In the middle of all that, however, the script goes places so problematic that I honestly found myself wondering where the line would actually be before I finally said, "Okay, I'm out" and leave. I suppose the ambilance came in because, in spite of the movie's annoyingly coked-up editing and cinematography, I often found myself entertained in spite of that stuff.

As I noted in my own Letterboxd review, the movie has an uncomfortable amount of casual racism, homophobia and misogyny. The first such moment is when Statham's character is trying to get a cab driver out of his way, and in order to do it he points at the guy and yells at nearby diners, "Al-Qaeda!" so the diners all jump the guy. Gross.

Statham kills the brother of the guy who injected him, and when he learns the brother's necklace was a prized family heirloom he says, "I always knew you two were faggots." He uses the word "faggot" at least three times in the movie. No thanks.

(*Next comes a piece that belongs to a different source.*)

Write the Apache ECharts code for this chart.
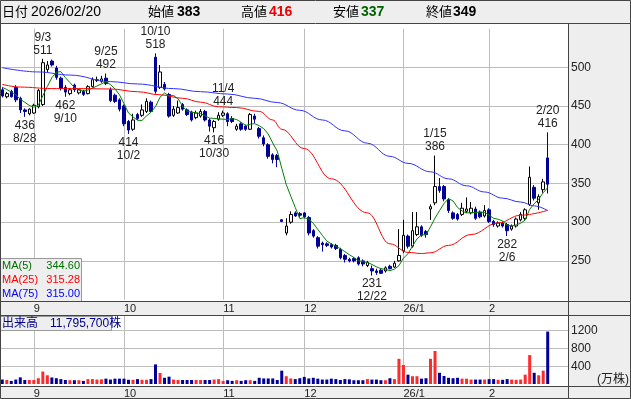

There's a scene with Statham's character and his girlfriend where they have sex in public in the middle of a crowd in order to keep his adenaline up. Except that it starts with him forcing himself on her, making the whole thing dangerously close to a rape scene—until, magically, the woman starts to want it and so then they're going at it consentually. Except this isn't how consent works and people knew this even in 2006. The problem is that this movie was made for the "men's rights" bro types and all of these moments in the film are utterly disgusting.